Code Character Encoding Standard
- Requirement: Every piece of code MUST use only UTF-8 encoding.
Rationale
UTF-8 encoding supports a large number of characters from the Unicode standard. It is compatible with ASCII and provides the flexibility needed to represent characters from all languages and a wide range of symbols. Ensuring all code uses UTF-8 encoding facilitates interoperability, reduces the likelihood of encoding errors, and makes the codebase more inclusive and accessible.
Enforcement
This standard applies to all code and text files in the project, including but not limited to source code, configuration files, and documentation. Contributors are required to configure their text editors or IDEs to use UTF-8 encoding by default for all files associated with the project.
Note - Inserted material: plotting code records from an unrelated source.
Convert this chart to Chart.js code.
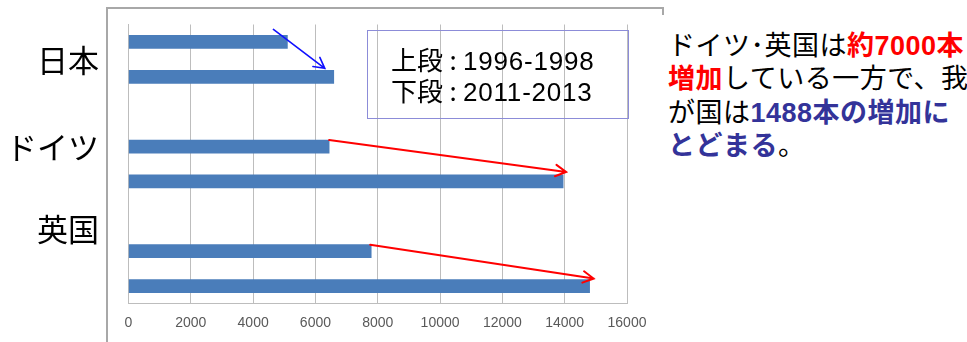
<!DOCTYPE html>
<html>
<head>
<meta charset="utf-8">
<script src="https://cdn.jsdelivr.net/npm/chart.js@4.4.1/dist/chart.umd.min.js"></script>
<style>
	html, body { margin: 0; padding: 0; background: #fff; overflow: hidden; }
	body { width: 967px; height: 342px; position: relative; font-family: "Liberation Sans", "Noto Sans CJK JP", sans-serif; }
	#marco { position: absolute; left: 106px; top: 7px; width: 558px; height: 400px; border: 2px solid #a8a8a8; box-sizing: border-box; }
	#lienzo { position: absolute; left: 0; top: 0; }
	.pais { position: absolute; right: 868px; font-size: 31px; line-height: 36px; color: #000; white-space: nowrap; }
	#leyenda { position: absolute; left: 367px; top: 30px; width: 262px; height: 89px; border: 1.5px solid #8c8cd8; box-sizing: border-box; }
	#leyenda div { position: absolute; left: 23px; font-size: 26px; line-height: 28px; color: #000; white-space: nowrap; }
	#leyenda .dos { font-family: "Noto Sans CJK JP"; display: inline-block; width: 20px; text-align: center; }
	#leyenda .num { letter-spacing: 0.8px; }
	#nota { position: absolute; left: 652px; top: 15px; width: 315px; height: 327px; background: #fff; }
	#nota p { position: absolute; left: 16px; top: 15px; margin: 0; font-size: 27px; letter-spacing: 0.5px; line-height: 33.3px; color: #000; white-space: nowrap; }
	.rojo { color: #ff0000; font-weight: bold; }
	.azul { color: #333399; font-weight: bold; }
</style>
</head>
<body>
<div id="marco"></div>
<canvas id="lienzo" width="967" height="342"></canvas>

<div class="pais" style="top:44px">日本</div>
<div class="pais" style="top:131px">ドイツ</div>
<div class="pais" style="top:213px">英国</div>

<div id="leyenda">
	<div style="top:14px">上段<span class="dos">:</span><span class="num">1996-1998</span></div>
	<div style="top:45px">下段<span class="dos">:</span><span class="num">2011-2013</span></div>
</div>

<div id="nota"><p>ドイツ･英国は<span class="rojo">約7000本</span><br><span class="rojo">増加</span>している一方で、我<br>が国は<span class="azul">1488本の増加に</span><br><span class="azul">とどまる</span>。</p></div>

<script>
// 本数: 上段 1996-1998, 下段 2011-2013
var paises = ['日本', 'ドイツ', '英国'];
var valores_1996_1998 = [5100, 6440, 7790];
var valores_2011_2013 = [6588, 13950, 14800];
var ticks_x = [0, 2000, 4000, 6000, 8000, 10000, 12000, 14000, 16000];

// cada pais ocupa dos filas y deja una vacia detras
var filas = [];
var datos = [];
for (var i = 0; i < paises.length; i++) {
	filas.push(paises[i], paises[i]);
	datos.push(valores_1996_1998[i], valores_2011_2013[i]);
	if (i < paises.length - 1) {
		filas.push('');
		datos.push(null);
	}
}

// flechas entre las dos barras de cada pais (desplazamientos en px)
var estilo_flechas = [
	{ color: '#1010ff', ancho: 1.6, dx0: -14, dy0: -6, dx1: -9, dy1: -2 },
	{ color: '#ff0000', ancho: 2, dx0: 0, dy0: 0, dx1: 3, dy1: -3 },
	{ color: '#ff0000', ancho: 2, dx0: -1, dy0: 0, dx1: 4, dy1: -1 }
];

function dibujaFlecha(ctx, x0, y0, x1, y1, color, ancho)
{
	var ang = Math.atan2(y1 - y0, x1 - x0);
	var largo = 12;
	ctx.save();
	ctx.strokeStyle = color;
	ctx.lineWidth = ancho;
	ctx.lineCap = 'round';
	ctx.beginPath();
	ctx.moveTo(x0, y0);
	ctx.lineTo(x1, y1);
	ctx.moveTo(x1 - largo * Math.cos(ang - 0.5), y1 - largo * Math.sin(ang - 0.5));
	ctx.lineTo(x1, y1);
	ctx.lineTo(x1 - largo * Math.cos(ang + 0.5), y1 - largo * Math.sin(ang + 0.5));
	ctx.stroke();
	ctx.restore();
}

var pluginFlechas = {
	id: 'flechas',
	afterDatasetsDraw: function (chart)
	{
		var barras = chart.getDatasetMeta(0).data;
		var ctx = chart.ctx;
		for (var i = 0; i < paises.length; i++) {
			var arriba = barras[i * 3];
			var abajo = barras[i * 3 + 1];
			var e = estilo_flechas[i];
			dibujaFlecha(ctx,
				arriba.x + e.dx0, arriba.y - arriba.height / 2 + e.dy0,
				abajo.x + e.dx1, abajo.y - abajo.height / 2 + e.dy1,
				e.color, e.ancho);
		}
	}
};

var gris = '#bdbdbd';

var grafica = new Chart(document.getElementById('lienzo').getContext('2d'), {
	type: 'bar',
	data: {
		labels: filas,
		datasets: [{
			data: datos,
			backgroundColor: '#4a7dba',
			borderWidth: 0,
			barThickness: 13
		}]
	},
	plugins: [pluginFlechas],
	options: {
		indexAxis: 'y',
		responsive: false,
		animation: false,
		layout: {
			padding: { left: 128.5, right: 340, top: 24.5, bottom: 0 }
		},
		plugins: {
			legend: { display: false },
			tooltip: { enabled: false }
		},
		scales: {
			x: {
				min: ticks_x[0],
				max: ticks_x[ticks_x.length - 1],
				afterBuildTicks: function (escala) {
					escala.ticks = ticks_x.map(function (v) { return { value: v }; });
				},
				afterFit: function (escala) { escala.height = 38.5; },
				grid: { color: gris, lineWidth: 1, drawTicks: false },
				border: { display: true, color: gris, width: 1 },
				ticks: {
					padding: 11,
					color: '#595959',
					font: { family: 'Liberation Sans', size: 14 },
					maxRotation: 0,
					callback: function (v) { return String(v); }
				}
			},
			y: {
				afterFit: function (escala) { escala.width = 0; },
				grid: { display: false },
				border: { display: true, color: gris, width: 1 },
				ticks: { display: false }
			}
		}
	}
});
</script>
</body>
</html>
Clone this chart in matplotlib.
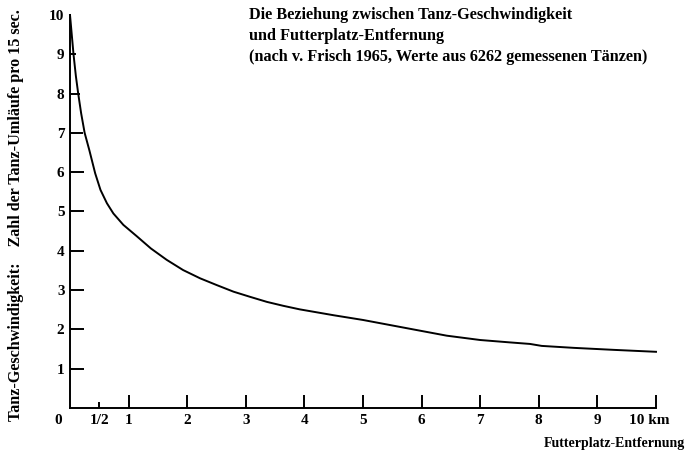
import matplotlib
matplotlib.use("Agg")
import matplotlib.pyplot as plt
from matplotlib.transforms import ScaledTranslation

plt.rcParams['font.family'] = ['Liberation Serif', 'DejaVu Serif']
plt.rcParams['font.weight'] = 'bold'

# distance to feeding place (km) and dance tempo (circuits per 15 s)
distance_km = [0.0, 0.03, 0.06, 0.1, 0.14, 0.19, 0.25, 0.33, 0.43, 0.52,
               0.63, 0.74, 0.91, 1.14, 1.38, 1.65, 1.93, 2.22, 2.5, 2.79,
               3.07, 3.36, 3.64, 3.92, 4.5, 5.0, 5.5, 6.0, 6.43, 7.0,
               7.5, 7.85, 8.05, 8.6, 9.27, 10.0]
tempo = [10.0, 9.5, 9.0, 8.45, 8.0, 7.5, 7.0, 6.56, 5.97, 5.55,
         5.21, 4.95, 4.66, 4.37, 4.06, 3.77, 3.51, 3.3, 3.13, 2.96,
         2.83, 2.7, 2.6, 2.51, 2.36, 2.24, 2.1, 1.96, 1.84, 1.73,
         1.67, 1.63, 1.58, 1.53, 1.48, 1.43]

x_ticks = [0.5, 1, 2, 3, 4, 5, 6, 7, 8, 9, 10]
x_tick_labels = ['1/2', '1', '2', '3', '4', '5', '6', '7', '8', '9', '10 km']
y_ticks = [1, 2, 3, 4, 5, 6, 7, 8, 9, 10]
y_tick_labels = [str(v) for v in y_ticks]

title_lines = ['Die Beziehung zwischen Tanz-Geschwindigkeit',
               'und Futterplatz-Entfernung',
               '(nach v. Frisch 1965, Werte aus 6262 gemessenen Tänzen)']

W, H = 695, 457
fig = plt.figure(figsize=(W / 100, H / 100), dpi=100)
ax = fig.add_axes([70 / W, 49 / H, 586 / W, 393 / H])

ax.plot(distance_km, tempo, color='black', lw=1.4, clip_on=False,
        solid_joinstyle='round')

ax.set_xlim(0, 10)
ax.set_ylim(0, 10)
for side in ('top', 'right'):
    ax.spines[side].set_visible(False)
for side in ('left', 'bottom'):
    ax.spines[side].set_linewidth(1.4)

ax.set_xticks(x_ticks)
ax.set_xticklabels(x_tick_labels)
ax.set_yticks(y_ticks)
ax.set_yticklabels(y_tick_labels)
ax.tick_params(direction='in', width=1.4, length=9.5, pad=4,
               labelsize=11, colors='black')

# shorter ticks where the curve comes close to the axis
x_len = {0.5: 4.5}
for tick, v in zip(ax.xaxis.get_major_ticks(), x_ticks):
    tick.tick1line.set_markersize(x_len.get(v, 9.5))
y_len = {7: 9.0, 8: 7.0, 9: 4.5, 10: 0}
for tick, v in zip(ax.yaxis.get_major_ticks(), y_ticks):
    tick.tick1line.set_markersize(y_len.get(v, 10))

# "10 km" sits slightly left of its tick
last = ax.get_xticklabels()[-1]
last.set_transform(last.get_transform()
                   + ScaledTranslation(-7 / 100, 0, fig.dpi_scale_trans))

ax.annotate('0', xy=(0, 0), xytext=(-12, -12), textcoords='offset pixels',
            ha='center', va='center', fontsize=11)

for i, line in enumerate(title_lines):
    fig.text(249 / W, 1 - (15 + 21 * i) / H, line, ha='left', va='center',
             fontsize=11.7)

fig.text(16 / W, 1 - 215 / H,
         'Tanz-Geschwindigkeit:    Zahl der Tanz-Umläufe pro 15 sec.',
         rotation=90, ha='center', va='center', fontsize=11.6)
fig.text(685 / W, 1 - 444 / H, 'Futterplatz-Entfernung', ha='right',
         va='center', fontsize=10)

fig.savefig('out.png', dpi=100)
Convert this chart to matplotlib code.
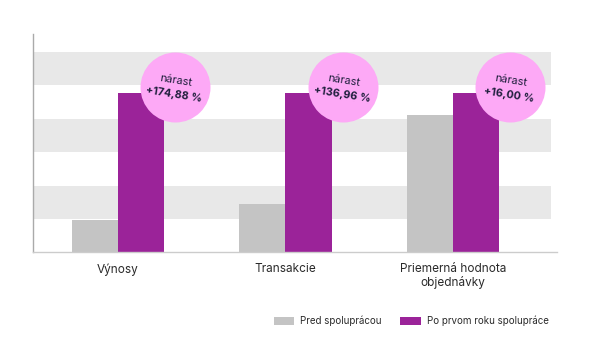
import matplotlib
matplotlib.use("Agg")
import matplotlib.pyplot as plt
from matplotlib.patches import Patch
import numpy as np

plt.rcParams['font.family'] = ['Inter', 'DejaVu Sans']

categories = ["Výnosy", "Transakcie", "Priemerná hodnota\nobjednávky"]
before = [0.97, 1.45, 4.10]
after = [4.78, 4.78, 4.78]
growth_labels = ["+174,88 %", "+136,96 %", "+16,00 %"]
series_names = ["Pred spoluprácou", "Po prvom roku spolupráce"]

c_gray = "#c4c4c4"
c_purple = "#9b2399"
c_pink = "#fda9f6"
c_band = "#e8e8e8"
c_text = "#1e1e3c"

fig = plt.figure(figsize=(6, 3.5), dpi=100)
ax = fig.add_axes([0.055, 0.279, 0.873, 0.624])

x = np.arange(len(categories))
w = 0.277
ax.set_xlim(-0.507, 2.62)
ax.set_ylim(0, 6.54)

# horizontal bands
for y0 in (1, 3, 5):
    ax.axhspan(y0, y0 + 1, xmin=0, xmax=0.988, color=c_band, lw=0, zorder=0)

ax.bar(x - w / 2, before, width=w, color=c_gray, zorder=2)
ax.bar(x + w / 2, after, width=w, color=c_purple, zorder=2)

for i, g in enumerate(growth_labels):
    cx = x[i] + w + 0.065
    cy = after[i] + 0.18
    ax.scatter([cx], [cy], s=2540, color=c_pink, zorder=3, linewidths=0)
    ax.annotate("nárast", (cx, cy), xytext=(0.7, 4.5), textcoords="offset points",
                ha="center", va="center", rotation=-9, fontsize=8,
                color=c_text, zorder=4, rotation_mode="anchor")
    ax.annotate(g, (cx, cy), xytext=(-0.7, -5.8), textcoords="offset points",
                ha="center", va="center", rotation=-9, fontsize=7.8,
                fontweight="bold", color=c_text, zorder=4, rotation_mode="anchor")

ax.set_xticks(x)
ax.set_xticklabels(categories, fontsize=8.5, color="#2a2a2a", linespacing=1.1)
ax.tick_params(axis="x", length=0, pad=8)
ax.set_yticks([])

for s in ("top", "right"):
    ax.spines[s].set_visible(False)
ax.spines["left"].set_color("#aaaaaa")
ax.spines["bottom"].set_color("#cccccc")
ax.spines["left"].set_linewidth(1)
ax.spines["bottom"].set_linewidth(1)

handles = [Patch(facecolor=c_gray, label=series_names[0]),
           Patch(facecolor=c_purple, label=series_names[1])]
fig.legend(handles=handles, loc="center", bbox_to_anchor=(0.685, 0.083), ncol=2,
           frameon=False, fontsize=7, handlelength=2.15, handleheight=1.0,
           columnspacing=1.85, handletextpad=0.6, labelcolor="#2a2a2a")

fig.savefig("out.png", dpi=100, facecolor="white")
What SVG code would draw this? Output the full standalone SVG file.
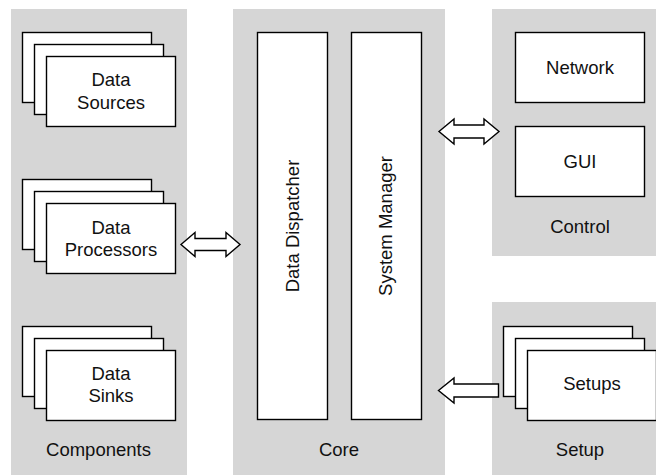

Failure to comply with this standard may result in code that is not portable or that causes runtime errors due to encoding mismatches. Such code will not be accepted into the project repository.
Verification
- Before committing changes, contributors MUST verify that all files are encoded in UTF-8.
- Reviewers SHOULD use tools or scripts to automatically check the encoding of files as part of the code review process.
Tools and Configuration
Most modern text editors and IDEs support UTF-8 encoding and allow users to set UTF-8 as the default encoding for new files. In addition, many version control systems can be configured to reject files that do not conform to this encoding standard.